Butterfly Ballot Type Voting Booth
This mobile voting machine collapses into the size of a briefcase. Fully opened, privacy panels fold out to form a voting booth. Paper "butterfly ballots" are pierced with a "punch needle"--reminiscent of computer punch cards. During the 2000 Presidential election, these infamous ballots caused confusion among voters in Palm Beach County, Florida. Spoiled and mismarked ballots forced a recount.
Punch Card Time Clock, Used by Pellow Machine Company, 1935-1940
The Pellow Machine Company in Detroit, Michigan, used this time recording punch clock from 1938 until their closure in 1977. This is a desktop model with an electric clock and a horizontal tray into which worker would slide their punch card. Such time clocks both regulated employees' workdays and helped insure accurate calculation of their pay.
Card Dialer Business Phone, 1962
This Western Electric Card Dialer phone used punch cards to encode business information and to communicate with corporate computers. This phone would have been part of a system purchased by a large business. Each of the alphabetical cards would have stored useful telephone numbers; the other punch cards would have held programs to run on a central computer.
Carole Ashley at the Jacquard Loom, Plymouth Carding Mill (now Gunsolly Carding Mill), Greenfield Village, 1977
Craftspeople have presented weaving demonstrations at Greenfield Village since it opened to the public in 1933. Over the years, weavers have used several historic and refurbished looms located in the Plymouth Carding Mill (now Gunsolly Carding Mill) to create hand-crafted textiles. These presentations and resulting products help tell the story of textile production in America.
Hollerith Tabulating Machine, 1890
After seven years tabulating the 1880 census, the US Census Bureau ran a contest for a quicker method. Herman Hollerith won, and his "computer" was used for the 1890 census. Data was transferred to punched cards, which were pressed under a plate with pins in it. The pins went through punched holes into mercury-filled wells, completing a circuit and registering the data on the machine's dials.
Jacquard Loom, 1934
Joseph-Marie Jacquard's loom, first developed in 1801, is programmable. It used a series of punched cards to control the lifting of each individual warp thread to weave a figured fabric. With this loom, weavers could create intricate patterns more easily, faster, and with better accuracy. Punch card technology became the basis for computer data storage during the 20th century.

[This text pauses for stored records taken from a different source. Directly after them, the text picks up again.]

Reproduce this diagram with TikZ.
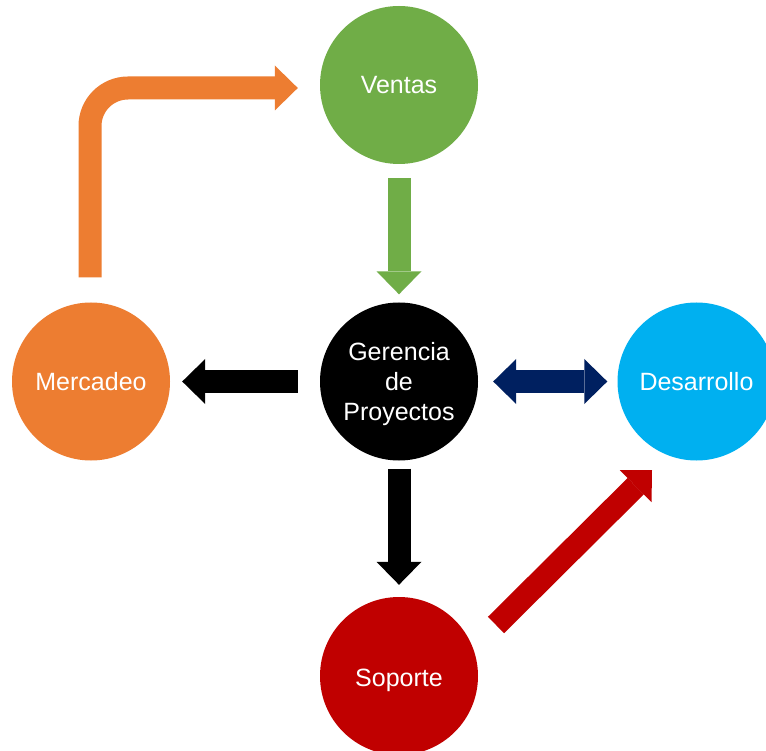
\documentclass[tikz,border=0pt]{standalone}
\usepackage{fontspec}
\setmainfont{Liberation Sans}
\usetikzlibrary{arrows.meta,calc}
\definecolor{cgreen}{HTML}{70AD47}
\definecolor{corange}{HTML}{ED7D31}
\definecolor{cblue}{HTML}{00B0F0}
\definecolor{cred}{HTML}{C00000}
\definecolor{cnavy}{HTML}{002060}
\begin{document}
\begin{tikzpicture}[x=1pt,y=1pt,
  bubble/.style={circle,minimum size=158pt,inner sep=0pt,text=white,
    font=\fontsize{25pt}{30pt}\selectfont,align=center},
  btext/.style={text=white,font=\fontsize{25pt}{30pt}\selectfont,align=center},
  fat/.style={line width=23pt,line cap=butt,
    -{Triangle[width=45pt,length=23pt,line width=0pt]}},
  fatboth/.style={line width=23pt,line cap=butt,
    {Triangle[width=45pt,length=23pt,line width=0pt]}-{Triangle[width=45pt,length=23pt,line width=0pt]}},
]
\clip (0,0) rectangle (766,-751);
\fill[white] (0,0) rectangle (766,-751);
\node[bubble,fill=cgreen] (ventas) at (399,-85) {Ventas};
\node[bubble,fill=black] (ger) at (399,-381.5) {};
\node[btext] (gertext) at (399,-384) {Gerencia\\de\\Proyectos};
\node[bubble,fill=corange] (merc) at (91,-381.5) {Mercadeo};
\node[bubble,fill=cblue] (des) at (696.5,-381.5) {Desarrollo};
\node[bubble,fill=cred] (sop) at (399,-676) {};
\node[btext] (soptext) at (399,-680.5) {Soporte};
\coordinate (oStart) at ($(merc.north)+(-1,25)$);
\coordinate (oEnd) at ($(ventas.west)+(-22,-3)$);
\coordinate (rStart) at ($(sop)+(97,51)$);
\coordinate (rEnd) at ($(des)+(-44.5,-88.5)$);
\draw[fat,cgreen] ([yshift=-14pt]ventas.south) -- ([yshift=8pt]ger.north);
\draw[fat,black] ([xshift=-22pt]ger.west) -- ([xshift=12pt]merc.east);
\draw[fatboth,cnavy] ([xshift=15pt]ger.east) -- ([xshift=-10pt]des.west);
\draw[fat,black] ([yshift=-8pt]ger.south) -- ([yshift=12pt]sop.north);
\draw[fat,cred] (rStart) -- (rEnd);
\draw[fat,corange,rounded corners=38pt] (oStart) |- (oEnd);
\end{tikzpicture}
\end{document}
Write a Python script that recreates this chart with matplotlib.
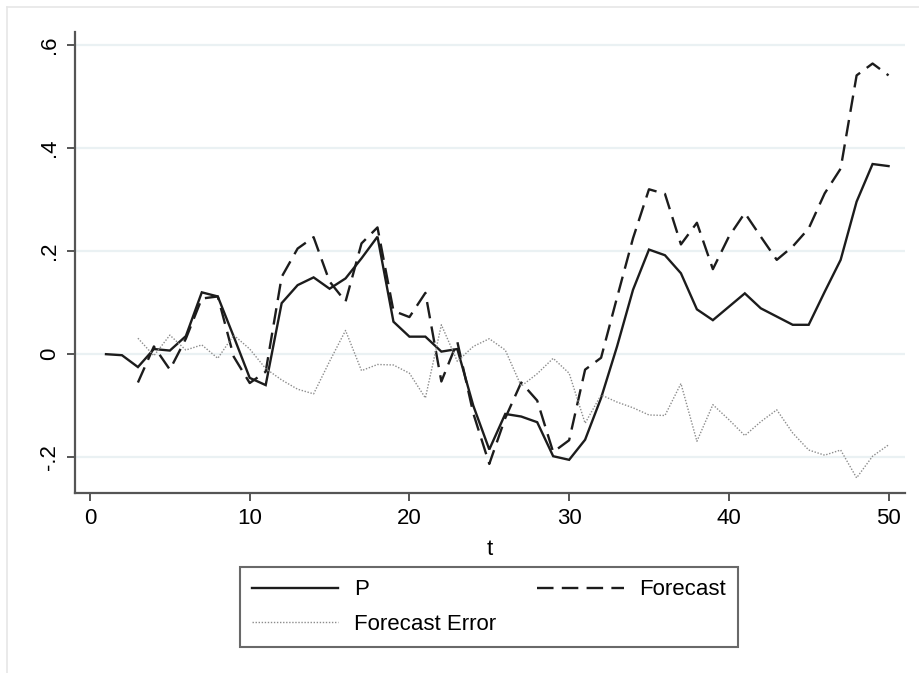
import numpy as np
import matplotlib
matplotlib.use("Agg")
import matplotlib.pyplot as plt
from matplotlib.lines import Line2D

plt.rcParams['font.family'] = ['Liberation Sans', 'DejaVu Sans']

t = list(range(1, 51))

p_values = [0.0, -0.002, -0.025, 0.01, 0.007, 0.035, 0.12, 0.112, 0.034, -0.046,
            -0.06, 0.099, 0.134, 0.149, 0.127, 0.147, 0.186, 0.228, 0.063, 0.034,
            0.034, 0.005, 0.01, -0.1, -0.185, -0.116, -0.121, -0.132, -0.198, -0.205,
            -0.166, -0.085, 0.015, 0.125, 0.203, 0.192, 0.157, 0.087, 0.066, 0.092,
            0.118, 0.089, 0.073, 0.057, 0.057, 0.121, 0.183, 0.296, 0.369, 0.365]

forecast = [np.nan, np.nan, -0.055, 0.015, -0.03, 0.03, 0.108, 0.112, -0.005, -0.056,
            -0.034, 0.15, 0.205, 0.227, 0.141, 0.102, 0.215, 0.246, 0.084, 0.072,
            0.119, -0.053, 0.024, -0.115, -0.213, -0.124, -0.055, -0.09, -0.19, -0.167,
            -0.03, -0.007, 0.11, 0.225, 0.32, 0.311, 0.213, 0.255, 0.165, 0.228,
            0.274, 0.228, 0.183, 0.209, 0.244, 0.312, 0.36, 0.541, 0.564, 0.541]

forecast_error = [np.nan, np.nan, 0.031, -0.003, 0.037, 0.008, 0.018, -0.008, 0.037, 0.01,
                  -0.028, -0.05, -0.068, -0.077, -0.014, 0.046, -0.032, -0.02, -0.021, -0.037,
                  -0.085, 0.057, -0.014, 0.015, 0.03, 0.008, -0.062, -0.038, -0.008, -0.037,
                  -0.134, -0.079, -0.093, -0.104, -0.118, -0.119, -0.057, -0.169, -0.098, -0.127,
                  -0.158, -0.131, -0.108, -0.153, -0.186, -0.196, -0.186, -0.24, -0.198, -0.176]

x_ticks = [0, 10, 20, 30, 40, 50]
y_ticks = [-0.2, 0, 0.2, 0.4, 0.6]
y_tick_labels = ["-.2", "0", ".2", ".4", ".6"]

W, H = 919, 673
fig = plt.figure(figsize=(W / 100, H / 100), dpi=100)

# faint outer frame on the left and top edges
fig.add_artist(Line2D([7 / W, 7 / W], [0, 1 - 7 / H], color="#e6e6e6", lw=1.2,
                      transform=fig.transFigure))
fig.add_artist(Line2D([7 / W, 1], [1 - 7 / H, 1 - 7 / H], color="#e6e6e6", lw=1.2,
                      transform=fig.transFigure))

left, right, top, bottom = 75, 905, 32, 493
ax = fig.add_axes([left / W, 1 - bottom / H, (right - left) / W, (bottom - top) / H])

ax.set_xlim(-0.94, 51.03)
ax.set_ylim(-0.2694, 0.6252)

for y in y_ticks:
    ax.axhline(y, color="#eaf1f3", lw=1.6, zorder=0)

ink = "#1c1c1c"
l_p, = ax.plot(t, p_values, color=ink, lw=1.7, solid_joinstyle="miter", label="P")
l_f, = ax.plot(t, forecast, color=ink, lw=1.7, dashes=(7, 3.5), label="Forecast")
l_e, = ax.plot(t, forecast_error, color="#8c8c8c", lw=1.0, dashes=(1, 1.2),
               label="Forecast Error")

for side in ("top", "right"):
    ax.spines[side].set_visible(False)
for side in ("left", "bottom"):
    ax.spines[side].set_color("#555555")
    ax.spines[side].set_linewidth(1.6)

ax.set_xticks(x_ticks)
ax.set_yticks(y_ticks)
ax.set_yticklabels(y_tick_labels, rotation=90, va="center")
ax.tick_params(axis="both", direction="out", length=6, width=1.4, color="#555555",
               labelsize=16, labelcolor="black", pad=5)
ax.set_xlabel("t", fontsize=16, labelpad=7)

leg = fig.legend(handles=[l_p, l_e, l_f], labels=["P", "Forecast Error", "Forecast"],
                 ncol=2, loc="center", bbox_to_anchor=(489 / W, 1 - 607 / H),
                 fontsize=16, frameon=True, fancybox=False, handlelength=3.9,
                 handletextpad=0.7, columnspacing=1.85, labelspacing=0.6,
                 borderpad=0.55)
frame = leg.get_frame()
frame.set_edgecolor("#444444")
frame.set_linewidth(1.5)

fig.savefig("out.png", dpi=100, facecolor="white")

Portrait of Joseph-Marie Jacquard, 1839
This portrait of French inventor Joseph-Marie Jacquard (1752 - 1834) was woven of fine silk using the mechanism that he developed and patented in 1804. Jacquard's device employs punched cards to store the intricate pattern design and to control the loom. These loom cards eventually led to the data cards used in early digital computers.